_INSTRUCTION_:
Wherever a line holds the word "script", copy that line out.

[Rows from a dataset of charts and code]
------------------------

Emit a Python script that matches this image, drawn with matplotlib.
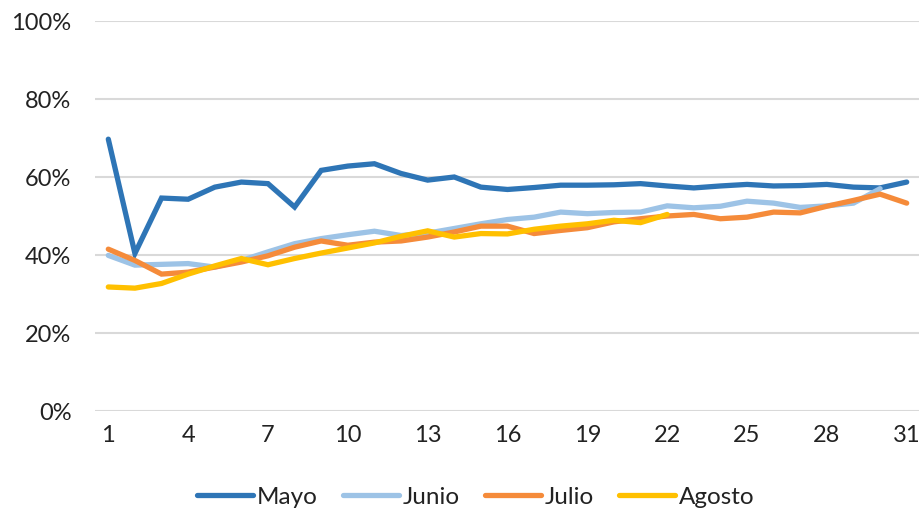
import matplotlib
matplotlib.use("Agg")
import matplotlib.pyplot as plt
from matplotlib.ticker import FuncFormatter

plt.rcParams['font.family'] = ['Lato', 'DejaVu Sans']

days = list(range(1, 32))
mayo = [69.7, 40.4, 54.6, 54.3, 57.4, 58.7, 58.3, 52.3, 61.7, 62.8, 63.4, 60.9, 59.2, 60.0, 57.4, 56.8,
        57.3, 57.9, 57.9, 58.0, 58.3, 57.7, 57.2, 57.7, 58.1, 57.7, 57.8, 58.1, 57.4, 57.2, 58.7]
junio = [39.9, 37.4, 37.6, 37.8, 36.9, 38.6, 40.8, 42.9, 44.2, 45.2, 46.1, 45.0, 45.6, 46.8, 48.0, 49.1,
         49.7, 51.0, 50.6, 50.9, 51.0, 52.6, 52.1, 52.5, 53.8, 53.3, 52.2, 52.6, 53.3, 57.0]
julio = [41.5, 38.6, 35.1, 35.6, 36.9, 38.2, 39.8, 42.0, 43.6, 42.5, 43.3, 43.6, 44.6, 45.9, 47.4, 47.4,
         45.5, 46.3, 47.0, 48.5, 49.3, 50.0, 50.4, 49.3, 49.7, 51.0, 50.8, 52.5, 54.0, 55.6, 53.3]
agosto = [31.8, 31.5, 32.7, 35.1, 37.2, 39.1, 37.5, 39.1, 40.5, 41.8, 43.1, 44.8, 46.2, 44.6, 45.5, 45.4,
          46.6, 47.4, 48.0, 48.9, 48.3, 50.4]

series = [("Mayo", mayo, "#2E75B6"), ("Junio", junio, "#9DC3E6"),
          ("Julio", julio, "#F58B3A"), ("Agosto", agosto, "#FFC000")]

fig = plt.figure(figsize=(9.2, 5.12), dpi=100)
ax = fig.add_axes([95/920, 1 - 411/512, 825/920, 390/512])

for name, vals, col in series:
    ax.plot(days[:len(vals)], vals, color=col, lw=3.8, label=name, solid_capstyle='round',
            solid_joinstyle='miter')

ax.set_ylim(0, 100)
ax.set_xlim(0.5, 31.5)
ax.set_yticks(range(0, 101, 20))
ax.yaxis.set_major_formatter(FuncFormatter(lambda v, p: f"{int(v)}%"))
ax.set_xticks(list(range(1, 32, 3)))
ax.grid(axis='y', color='#D9D9D9', lw=1.5)
ax.set_axisbelow(True)
for s in ax.spines.values():
    s.set_visible(False)
ax.tick_params(length=0, colors='#222222', labelsize=17)
ax.tick_params(axis='y', pad=17)
ax.tick_params(axis='x', pad=10)

leg = fig.legend(loc='center', bbox_to_anchor=(0.517, 1 - 497/512), ncol=4, frameon=False,
                 fontsize=17.5, handlelength=2.3, handletextpad=0.15, columnspacing=1.05)
for t in leg.get_texts():
    t.set_color('#222222')

fig.savefig("out.png", dpi=100)
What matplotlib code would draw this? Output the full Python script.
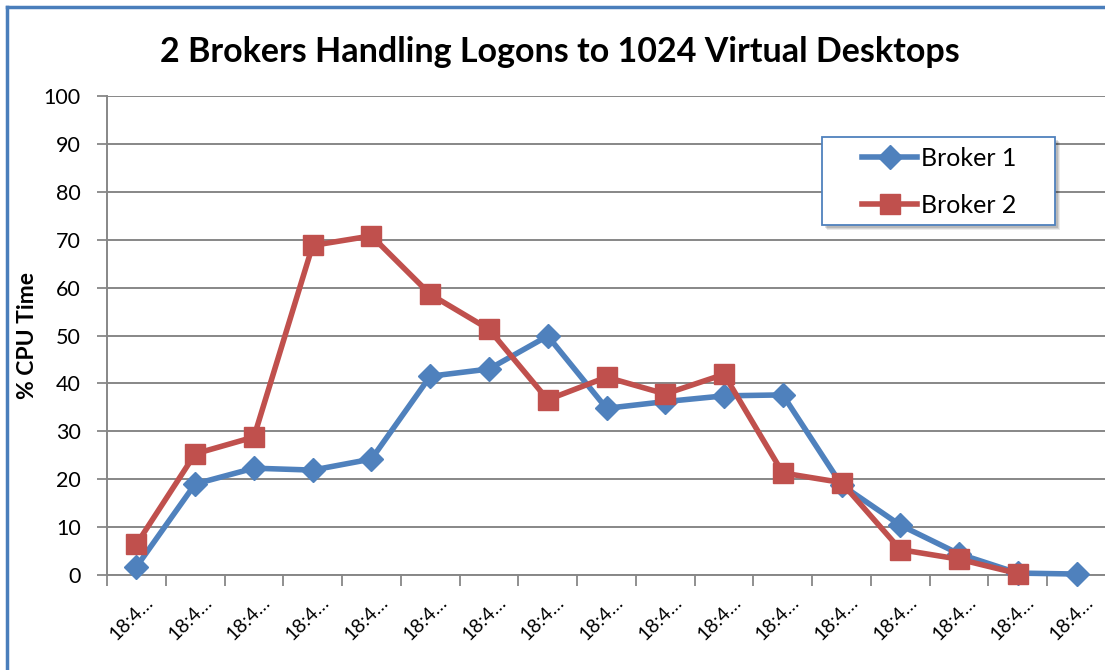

------------------------

_RESULT_:
Emit a Python script that matches this image, drawn with matplotlib.
What matplotlib code would draw this? Output the full Python script.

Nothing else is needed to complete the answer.